By Our Editorial Team
First publised on 2023-04-12 06:49:04
Finding peace with China is an elusive goal - it was difficult in the past and has become more difficult now with China not seriously interested in honouring border agreements due to its expansionist policies. China's objection to Home Minister Amit Shah's visit to Arunachal Pradesh is a case in point. Despite repeated Indian statements that the state is an integral part of India, China has always tried to prove otherwise. It calls the state Zangnan and has, since 2017, given Mandarin names to 33 places in the state, including 11 places that were renamed this month. On Shah's visit to the state, China issued a statement that said that the visit violated China's territorial integrity and was not conducive to peace and tranquillity in border areas.

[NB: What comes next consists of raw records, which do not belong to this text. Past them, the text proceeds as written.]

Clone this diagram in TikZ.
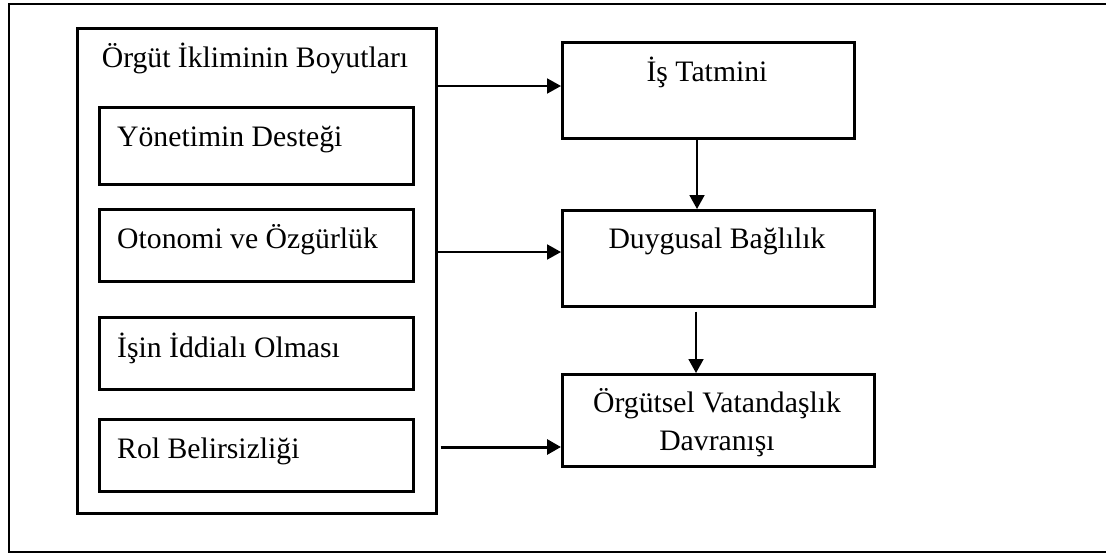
\documentclass[tikz,border=0pt]{standalone}
\usepackage{fontspec}
\setmainfont{Liberation Serif}
\usetikzlibrary{arrows.meta}
\begin{document}
\begin{tikzpicture}[x=1pt,y=-1pt,
  box/.style={draw, line width=2.6pt, inner sep=0pt, anchor=north west},
  lbl/.style={font=\fontsize{29.7}{37}\selectfont, inner sep=0pt},
  arr/.style={-{Triangle[length=14pt,width=15pt]}, line width=1.9pt},
  arrthick/.style={-{Triangle[length=14pt,width=15pt]}, line width=3pt}]
\useasboundingbox (0,0) rectangle (1106,554);
\clip (0,0) rectangle (1106,554);
% outer frame (right side lies beyond the picture)
\draw[line width=2.6pt] (9,4) rectangle (1130,552);
% left group
\node[box, minimum width=359pt, minimum height=485pt] (dim) at (76,27) {};
\node[lbl, anchor=base] (dimt) at (255,67) {Örgüt İkliminin Boyutları};
\node[box, minimum width=314pt, minimum height=77pt] (b1) at (98,106) {};
\node[box, minimum width=314pt, minimum height=72pt] (b2) at (98,208) {};
\node[box, minimum width=314pt, minimum height=72pt] (b3) at (98,316) {};
\node[box, minimum width=314pt, minimum height=72pt] (b4) at (98,418) {};
\node[lbl, anchor=base west] (t1) at (117,146) {Yönetimin Desteği};
\node[lbl, anchor=base west] (t2) at (117,248) {Otonomi ve Özgürlük};
\node[lbl, anchor=base west] (t3) at (117,357) {İşin İddialı Olması};
\node[lbl, anchor=base west] (t4) at (117,458) {Rol Belirsizliği};
% right column
\node[box, minimum width=292pt, minimum height=96pt] (r1) at (561,41) {};
\node[box, minimum width=312pt, minimum height=96pt] (r2) at (561,209) {};
\node[box, minimum width=312pt, minimum height=92pt] (r3) at (561,373) {};
\node[lbl, anchor=base] (r1t) at (707,81) {İş Tatmini};
\node[lbl, anchor=base] (r2t) at (717,248) {Duygusal Bağlılık};
\node[lbl, anchor=base] (r3t) at (717,412) {Örgütsel Vatandaşlık};
\node[lbl, anchor=base] (r3u) at (717,450) {Davranışı};
% connector levels
\coordinate (y1) at (0,86);
\coordinate (y2) at (0,252);
\coordinate (y3) at (0,447);
\coordinate (x1) at (697,0);
\coordinate (x2) at (696,0);
\draw[arr] (dim.east |- y1) -- (r1.west |- y1);
\draw[arr] (dim.east |- y2) -- (r2.west |- y2);
\draw[arrthick, shorten <=3pt] (dim.east |- y3) -- (r3.west |- y3);
\draw[arr] (r1.south -| x1) -- (r2.north -| x1);
\draw[arr, shorten <=4pt] (r2.south -| x2) -- (r3.north -| x2);
\end{tikzpicture}
\end{document}
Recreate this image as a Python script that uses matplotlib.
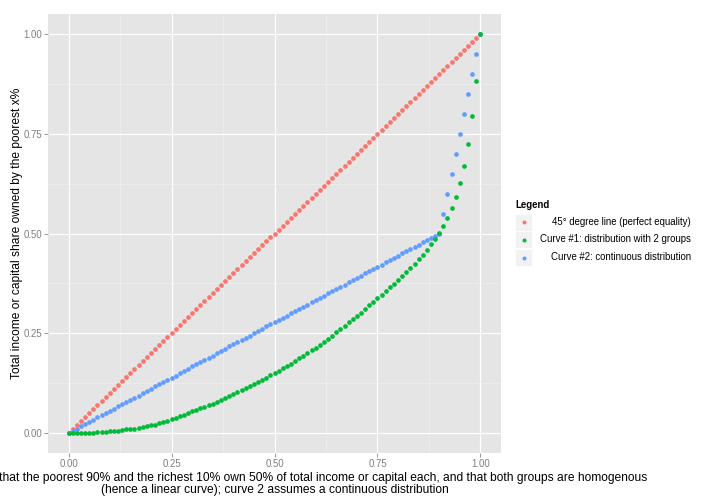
import matplotlib
matplotlib.use("Agg")
import matplotlib.pyplot as plt
from matplotlib.patches import Rectangle
from matplotlib.ticker import MultipleLocator, FormatStrFormatter

plt.rcParams['font.family'] = ['Liberation Sans', 'DejaVu Sans']

# poorest x% of the population
pop_share = [0.00, 0.01, 0.02, 0.03, 0.04, 0.05, 0.06, 0.07, 0.08, 0.09,
             0.10, 0.11, 0.12, 0.13, 0.14, 0.15, 0.16, 0.17, 0.18, 0.19,
             0.20, 0.21, 0.22, 0.23, 0.24, 0.25, 0.26, 0.27, 0.28, 0.29,
             0.30, 0.31, 0.32, 0.33, 0.34, 0.35, 0.36, 0.37, 0.38, 0.39,
             0.40, 0.41, 0.42, 0.43, 0.44, 0.45, 0.46, 0.47, 0.48, 0.49,
             0.50, 0.51, 0.52, 0.53, 0.54, 0.55, 0.56, 0.57, 0.58, 0.59,
             0.60, 0.61, 0.62, 0.63, 0.64, 0.65, 0.66, 0.67, 0.68, 0.69,
             0.70, 0.71, 0.72, 0.73, 0.74, 0.75, 0.76, 0.77, 0.78, 0.79,
             0.80, 0.81, 0.82, 0.83, 0.84, 0.85, 0.86, 0.87, 0.88, 0.89,
             0.90, 0.91, 0.92, 0.93, 0.94, 0.95, 0.96, 0.97, 0.98, 0.99,
             1.00]

# 45 degree line: share owned == share of population
line45 = list(pop_share)

# curve #1 (green)
curve1 = [0.000, 0.000, 0.000, 0.000, 0.001, 0.001, 0.001, 0.002, 0.002, 0.003,
          0.004, 0.005, 0.006, 0.008, 0.009, 0.010, 0.011, 0.013, 0.015, 0.017,
          0.019, 0.021, 0.024, 0.027, 0.030, 0.034, 0.038, 0.042, 0.046, 0.050,
          0.054, 0.058, 0.062, 0.066, 0.070, 0.074, 0.079, 0.083, 0.088, 0.093,
          0.098, 0.103, 0.108, 0.113, 0.118, 0.123, 0.128, 0.134, 0.139, 0.145,
          0.150, 0.156, 0.162, 0.168, 0.174, 0.180, 0.187, 0.193, 0.200, 0.207,
          0.214, 0.221, 0.229, 0.236, 0.244, 0.252, 0.260, 0.268, 0.277, 0.285,
          0.294, 0.302, 0.311, 0.320, 0.329, 0.338, 0.347, 0.356, 0.365, 0.374,
          0.383, 0.393, 0.404, 0.414, 0.424, 0.436, 0.447, 0.459, 0.473, 0.486,
          0.502, 0.520, 0.540, 0.565, 0.591, 0.627, 0.670, 0.724, 0.794, 0.883,
          1.000]

# curve #2 (blue)
curve2 = [0.000, 0.006, 0.011, 0.017, 0.022, 0.028, 0.033, 0.039, 0.044, 0.050,
          0.056, 0.061, 0.067, 0.072, 0.078, 0.083, 0.089, 0.094, 0.100, 0.106,
          0.111, 0.117, 0.122, 0.128, 0.133, 0.139, 0.144, 0.150, 0.156, 0.161,
          0.167, 0.172, 0.178, 0.183, 0.189, 0.194, 0.200, 0.206, 0.211, 0.217,
          0.222, 0.228, 0.233, 0.239, 0.244, 0.250, 0.256, 0.261, 0.267, 0.272,
          0.278, 0.283, 0.289, 0.294, 0.300, 0.306, 0.311, 0.317, 0.322, 0.328,
          0.333, 0.339, 0.344, 0.350, 0.356, 0.361, 0.367, 0.372, 0.378, 0.383,
          0.389, 0.394, 0.400, 0.406, 0.411, 0.417, 0.422, 0.428, 0.433, 0.439,
          0.444, 0.450, 0.456, 0.461, 0.467, 0.472, 0.478, 0.483, 0.489, 0.494,
          0.500, 0.550, 0.600, 0.650, 0.700, 0.750, 0.800, 0.850, 0.900, 0.950,
          1.000]

labels = ['45\u00b0 degree line (perfect equality)',
          'Curve #1: distribution with 2 groups',
          'Curve #2: continuous distribution']
colors = ['#F8766D', '#00BA38', '#619CFF']

fig = plt.figure(figsize=(10, 7), dpi=72)
ax = fig.add_axes([48 / 720, 51 / 504, 453 / 720, 439 / 504])
ax.set_facecolor('#E5E5E5')

# points
ax.scatter(pop_share, line45, s=22, color=colors[0], linewidths=0, zorder=3)
ax.scatter(pop_share, curve2, s=22, color=colors[2], linewidths=0, zorder=3)
ax.scatter(pop_share, curve1, s=22, color=colors[1], linewidths=0, zorder=3)

ax.set_xlim(-0.05, 1.05)
ax.set_ylim(-0.05, 1.05)
ax.xaxis.set_major_locator(MultipleLocator(0.25))
ax.yaxis.set_major_locator(MultipleLocator(0.25))
ax.xaxis.set_minor_locator(MultipleLocator(0.125))
ax.yaxis.set_minor_locator(MultipleLocator(0.125))
ax.xaxis.set_major_formatter(FormatStrFormatter('%.2f'))
ax.yaxis.set_major_formatter(FormatStrFormatter('%.2f'))

# ggplot style grid
ax.grid(which='major', color='white', linewidth=1.2, zorder=1)
ax.grid(which='minor', color='#F2F2F2', linewidth=0.6, zorder=1)
ax.set_axisbelow(True)
for sp in ax.spines.values():
    sp.set_visible(False)
ax.tick_params(which='major', length=4, width=0.8, color='#7F7F7F',
               labelcolor='#7F7F7F', labelsize=9.6, pad=2)
ax.tick_params(which='minor', length=0)

ax.set_ylabel('Total income or capital share owned by the poorest x%',
              fontsize=12, labelpad=0.5)
ax.set_xlabel('Curve 1 assumes that the poorest 90% and the richest 10% own 50% of total income or capital each, '
              'and that both groups are homogenous\n(hence a linear curve); curve 2 assumes a continuous distribution',
              fontsize=12, labelpad=3, linespacing=1.0)

# legend drawn by hand (right aligned labels like ggplot)
fig.text(515 / 720, 1 - 205 / 504, 'Legend', fontsize=9.6, fontweight='bold',
         ha='left', va='center')
key_y = [222, 239.5, 257.5]
for i in range(3):
    yc = 1 - key_y[i] / 504
    fig.patches.append(Rectangle((515 / 720, yc - 8.5 / 504), 17 / 720, 17 / 504,
                                 transform=fig.transFigure, facecolor='#F2F2F2',
                                 edgecolor='white', linewidth=0.8))
    fig.lines.append(plt.Line2D([523.5 / 720], [yc], transform=fig.transFigure,
                                marker='o', markersize=4, color=colors[i],
                                markeredgewidth=0, linestyle='none'))
    fig.text(691 / 720, yc, labels[i], fontsize=9.6, ha='right', va='center')

plt.savefig('out.png', dpi=72)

India, on its part, rejected the Chinese claim. Foreign ministry spokesperson Arindam Bagchi said that "we completely reject the comments made by the Chinese official spokesperson. Indian leaders routinely travel to Arunachal Pradesh as they do to any other state of India". He added that "Arunachal was. Is and will always remain an integral and inalienable part of India. Objecting to such visits doesn't stand to reason and will not change the reality". Amit Shah talked tough in Arunachal and said that India will not allow even a needle's point (sui ki nok) land to be encroached upon.
While China has always proclaimed that border disputes between the two countries must be settled through bilateral talks (which, incidentally, is also what India maintains), it is not serious about it. The Special Representatives for the border dialogue have not met since 2019. In the interim, the Chinese side has carried out many misadventures at the LAC, the most serious being at Doklam. For bilateral talks to succeed, aggression at the border must stop. The Special Representatives must meet regularly at pre-scheduled meetings and take things forward. Posturing is not going to help and India must tell this to China in the strongest terms.